Books of the Week
1. “The Dialectical Biologist” (1985) – Richard Levins, Richard Lewontin
2. “Accessibility and Utilization: Graphical Perspectives on Health Care Delivery” (1984) – Alun E. Joseph, David R. Phillips
3. “Beyond the World Bank Agenda” (2008) – Howard Stein
4. “Public Health and the Political Imagination in Mexico: 1790-1910” (unpublished, 2010) – Paul Ross
5. “釜が崎：歴史と現在 (Kamagasaki: History and Present Day” (1993)) – 釜が崎資料センター(Kamagasaki Document Center)
6. “くもんの小学ドリル：６年生の漢字(Kumon’s Elementary Kanji Drill: 6th Grade)” –Kumon Press
There’s not much that strings these books together, though five of them are excellent. One of my biggest failings, is being easily impressed. Perhaps it’s a positive, I’m not sure, but I’m easily drawn to books, no matter how relevant or irrelevant they are to what I should or should not be working on. Sometimes, I consider whether I might have some adult form of ADD. It’s possible, or maybe I’m just easily swayed.
It’s hard to pick a favorite from this list, though, out of loyalty to my good friend Paul Ross, I have to say that his is the one I’m most excited about. A full review will have to come later, however.
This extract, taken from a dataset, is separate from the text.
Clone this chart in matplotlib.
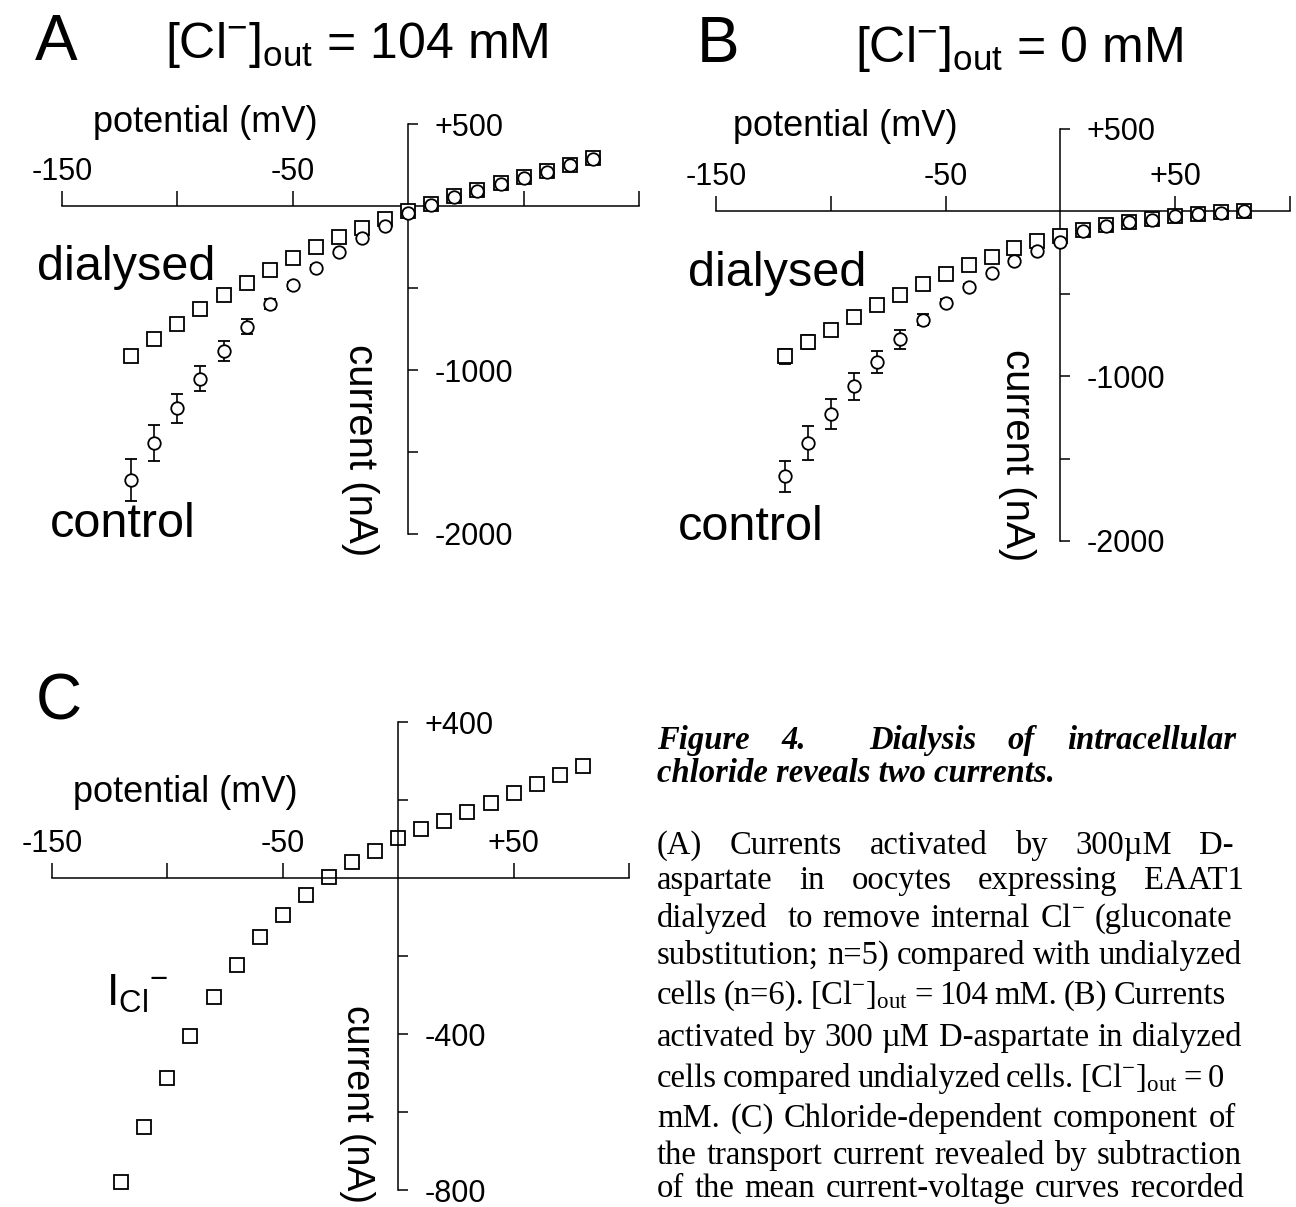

Dispensing with the obligations of friendship, no matter how willingly assigned, Stein’s “Beyond the World Bank Agenda” is a fascinating account of how a combination of bumbling adherence to neo-classical economics and US economic interests created a behemoth which decimated Sub-Saharan African economies during the 80’s and 90’s. It’s dense reading but an eye-opener to how power politics used flawed economic assumptions to the detriment of the planet’s poorest. Stein does not seek to expose a nefarious global conspiracy, but rather views the failures of structural adjustment as a result of antiquated economic ideas, a disconnect between the goals of the Bank and the realities on the ground and the failure to consider evidence when shaping monetary policy.
In 1985, Levins and Lewontin collected a number of essays challenging standard Cartesian approaches to biology which view organisms as linear endpoints of environmental conditions. They call for a Hegelian, dialectical approach, that views organisms as part of a dynamic whole, which reacts in concert with their respective environments to both respond and manipulate their surroundings. While the writing is incredibly obtuse, the implications are huge. It is difficult (impossible?) to boil the work down into a few sentences, though the underlying message is quite similar to Stein’s. Traditional, “accepted” methodologies are often overly simplistic, based on untested assumptions, and the application of which leads to incorrect, and sometimes destructive conclusions.
I’ll skip the book on health care accessibility as it is only relevant to my research. The book of essays on Kamagasaki is part of an ongoing project and will have to wait until later.
The sixth isn’t really excellent, being merely a drill book for 6th graders, though helpful. I am happy at least to know more Kanji than the average Japanese 3rd grader. One has to celebrate these minor victories.